== Request ==
Note how many lines contain "full" and give that number, with nothing else.

# Start of Exercise materials

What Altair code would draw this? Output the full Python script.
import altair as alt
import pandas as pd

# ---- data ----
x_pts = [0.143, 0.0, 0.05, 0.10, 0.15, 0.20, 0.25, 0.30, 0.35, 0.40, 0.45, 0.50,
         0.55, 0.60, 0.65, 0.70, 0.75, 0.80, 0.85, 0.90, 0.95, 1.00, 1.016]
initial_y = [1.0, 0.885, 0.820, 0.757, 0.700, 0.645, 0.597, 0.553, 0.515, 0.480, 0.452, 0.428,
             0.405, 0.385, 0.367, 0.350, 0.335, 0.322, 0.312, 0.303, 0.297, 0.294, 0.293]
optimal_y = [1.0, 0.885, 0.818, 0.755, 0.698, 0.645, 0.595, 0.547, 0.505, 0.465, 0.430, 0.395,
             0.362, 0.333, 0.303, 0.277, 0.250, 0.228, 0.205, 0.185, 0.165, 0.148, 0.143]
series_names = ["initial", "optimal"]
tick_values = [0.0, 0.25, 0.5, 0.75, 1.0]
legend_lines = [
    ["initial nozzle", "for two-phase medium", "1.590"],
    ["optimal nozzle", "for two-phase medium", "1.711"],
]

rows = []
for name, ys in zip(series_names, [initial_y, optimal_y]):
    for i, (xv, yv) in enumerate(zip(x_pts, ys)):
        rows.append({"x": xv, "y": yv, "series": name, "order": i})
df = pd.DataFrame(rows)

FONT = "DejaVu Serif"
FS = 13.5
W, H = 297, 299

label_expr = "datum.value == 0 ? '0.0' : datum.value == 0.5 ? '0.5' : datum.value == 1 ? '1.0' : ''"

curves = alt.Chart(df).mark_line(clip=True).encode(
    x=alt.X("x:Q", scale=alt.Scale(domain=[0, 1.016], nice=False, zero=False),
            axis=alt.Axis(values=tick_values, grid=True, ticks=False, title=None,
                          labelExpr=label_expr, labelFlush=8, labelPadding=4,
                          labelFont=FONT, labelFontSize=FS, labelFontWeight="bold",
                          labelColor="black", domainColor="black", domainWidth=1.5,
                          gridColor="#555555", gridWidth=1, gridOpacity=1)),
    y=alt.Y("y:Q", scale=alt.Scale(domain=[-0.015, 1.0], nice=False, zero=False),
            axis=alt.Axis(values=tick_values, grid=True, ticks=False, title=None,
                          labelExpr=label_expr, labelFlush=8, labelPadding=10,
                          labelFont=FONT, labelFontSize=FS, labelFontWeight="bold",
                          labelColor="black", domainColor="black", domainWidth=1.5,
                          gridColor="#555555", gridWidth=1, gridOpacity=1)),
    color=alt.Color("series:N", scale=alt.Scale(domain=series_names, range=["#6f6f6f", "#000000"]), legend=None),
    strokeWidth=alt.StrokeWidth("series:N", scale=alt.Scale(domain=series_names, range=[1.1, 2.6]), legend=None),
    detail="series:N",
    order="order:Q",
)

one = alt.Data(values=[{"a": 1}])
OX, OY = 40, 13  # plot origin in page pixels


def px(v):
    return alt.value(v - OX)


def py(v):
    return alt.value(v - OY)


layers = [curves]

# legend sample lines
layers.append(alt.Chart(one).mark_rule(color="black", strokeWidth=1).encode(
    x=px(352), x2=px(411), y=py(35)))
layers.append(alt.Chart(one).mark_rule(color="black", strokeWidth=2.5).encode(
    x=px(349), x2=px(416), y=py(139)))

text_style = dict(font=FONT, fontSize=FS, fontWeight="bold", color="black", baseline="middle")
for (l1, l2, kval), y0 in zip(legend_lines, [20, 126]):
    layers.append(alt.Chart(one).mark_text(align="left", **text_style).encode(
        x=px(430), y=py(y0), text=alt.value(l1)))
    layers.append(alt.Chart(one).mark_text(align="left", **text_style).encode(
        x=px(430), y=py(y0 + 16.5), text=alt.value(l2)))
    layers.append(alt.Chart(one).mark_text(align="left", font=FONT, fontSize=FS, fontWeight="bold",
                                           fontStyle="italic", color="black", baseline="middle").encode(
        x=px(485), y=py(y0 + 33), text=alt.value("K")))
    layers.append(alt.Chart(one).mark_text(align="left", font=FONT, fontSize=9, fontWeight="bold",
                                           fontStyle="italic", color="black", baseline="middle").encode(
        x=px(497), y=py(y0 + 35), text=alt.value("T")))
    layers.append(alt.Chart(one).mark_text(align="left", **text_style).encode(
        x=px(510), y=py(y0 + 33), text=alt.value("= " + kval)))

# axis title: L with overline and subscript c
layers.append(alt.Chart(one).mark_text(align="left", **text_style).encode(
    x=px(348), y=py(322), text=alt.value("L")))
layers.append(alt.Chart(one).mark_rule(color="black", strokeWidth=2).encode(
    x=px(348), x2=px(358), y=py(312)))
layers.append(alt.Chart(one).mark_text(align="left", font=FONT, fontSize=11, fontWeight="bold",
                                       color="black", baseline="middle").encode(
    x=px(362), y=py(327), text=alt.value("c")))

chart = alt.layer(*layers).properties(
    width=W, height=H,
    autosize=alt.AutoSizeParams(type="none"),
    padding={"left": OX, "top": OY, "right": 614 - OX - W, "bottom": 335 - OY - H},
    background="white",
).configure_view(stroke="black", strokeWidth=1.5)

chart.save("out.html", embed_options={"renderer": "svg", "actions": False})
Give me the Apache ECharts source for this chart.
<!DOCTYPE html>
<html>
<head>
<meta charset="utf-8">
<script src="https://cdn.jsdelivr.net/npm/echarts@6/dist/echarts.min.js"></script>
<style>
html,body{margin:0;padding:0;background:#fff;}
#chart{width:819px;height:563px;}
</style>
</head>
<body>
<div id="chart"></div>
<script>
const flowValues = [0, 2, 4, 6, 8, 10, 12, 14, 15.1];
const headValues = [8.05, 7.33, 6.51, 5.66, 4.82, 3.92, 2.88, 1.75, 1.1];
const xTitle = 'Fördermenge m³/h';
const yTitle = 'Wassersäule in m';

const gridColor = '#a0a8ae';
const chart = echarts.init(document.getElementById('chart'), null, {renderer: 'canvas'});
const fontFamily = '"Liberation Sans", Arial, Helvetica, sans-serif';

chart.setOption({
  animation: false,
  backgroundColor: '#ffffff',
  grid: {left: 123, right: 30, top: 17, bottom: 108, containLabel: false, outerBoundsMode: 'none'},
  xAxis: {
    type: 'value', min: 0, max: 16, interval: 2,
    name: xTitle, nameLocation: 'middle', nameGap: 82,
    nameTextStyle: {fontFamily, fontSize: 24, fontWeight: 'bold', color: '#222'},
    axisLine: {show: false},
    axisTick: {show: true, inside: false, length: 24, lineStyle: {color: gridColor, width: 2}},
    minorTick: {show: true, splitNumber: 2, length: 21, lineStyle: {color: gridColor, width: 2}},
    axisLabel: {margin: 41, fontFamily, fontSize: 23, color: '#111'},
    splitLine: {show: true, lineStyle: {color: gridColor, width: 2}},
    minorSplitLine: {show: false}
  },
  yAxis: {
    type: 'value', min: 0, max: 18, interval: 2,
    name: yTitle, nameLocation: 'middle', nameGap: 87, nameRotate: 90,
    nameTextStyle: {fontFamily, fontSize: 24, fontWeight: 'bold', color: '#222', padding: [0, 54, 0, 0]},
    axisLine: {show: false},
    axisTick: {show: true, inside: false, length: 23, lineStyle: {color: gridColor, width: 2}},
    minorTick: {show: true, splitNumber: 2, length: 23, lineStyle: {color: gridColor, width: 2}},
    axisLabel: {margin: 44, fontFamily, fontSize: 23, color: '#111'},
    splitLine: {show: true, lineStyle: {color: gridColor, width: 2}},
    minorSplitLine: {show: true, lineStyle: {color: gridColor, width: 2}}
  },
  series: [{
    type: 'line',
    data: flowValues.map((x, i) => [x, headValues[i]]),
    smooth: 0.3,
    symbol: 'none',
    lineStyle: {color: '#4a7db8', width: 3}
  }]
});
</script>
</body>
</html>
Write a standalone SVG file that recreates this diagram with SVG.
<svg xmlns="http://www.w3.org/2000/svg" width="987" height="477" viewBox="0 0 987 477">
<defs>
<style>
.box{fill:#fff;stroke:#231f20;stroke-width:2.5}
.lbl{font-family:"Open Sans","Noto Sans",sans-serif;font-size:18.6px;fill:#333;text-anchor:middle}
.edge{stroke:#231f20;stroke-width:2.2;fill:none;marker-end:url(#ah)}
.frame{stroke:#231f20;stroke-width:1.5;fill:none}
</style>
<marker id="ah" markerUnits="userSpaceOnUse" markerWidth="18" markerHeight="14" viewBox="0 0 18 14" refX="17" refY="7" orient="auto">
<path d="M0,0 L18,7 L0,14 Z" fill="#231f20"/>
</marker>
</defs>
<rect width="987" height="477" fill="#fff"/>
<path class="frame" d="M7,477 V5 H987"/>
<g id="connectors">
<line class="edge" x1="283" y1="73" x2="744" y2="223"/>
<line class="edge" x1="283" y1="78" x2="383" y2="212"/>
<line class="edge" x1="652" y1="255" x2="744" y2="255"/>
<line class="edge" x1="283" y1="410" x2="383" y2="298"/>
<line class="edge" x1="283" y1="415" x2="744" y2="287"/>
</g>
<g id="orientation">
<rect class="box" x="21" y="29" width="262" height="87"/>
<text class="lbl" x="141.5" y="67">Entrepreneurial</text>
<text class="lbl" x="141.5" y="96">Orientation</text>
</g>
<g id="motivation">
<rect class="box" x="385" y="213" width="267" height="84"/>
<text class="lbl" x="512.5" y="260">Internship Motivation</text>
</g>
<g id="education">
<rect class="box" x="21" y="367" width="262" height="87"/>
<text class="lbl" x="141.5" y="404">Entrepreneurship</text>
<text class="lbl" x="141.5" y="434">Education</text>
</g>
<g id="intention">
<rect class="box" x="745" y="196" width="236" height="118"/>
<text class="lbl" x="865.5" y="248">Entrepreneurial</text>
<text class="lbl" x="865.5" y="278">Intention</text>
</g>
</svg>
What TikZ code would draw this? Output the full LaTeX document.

# End of Exercise materials

== Correct output ==
2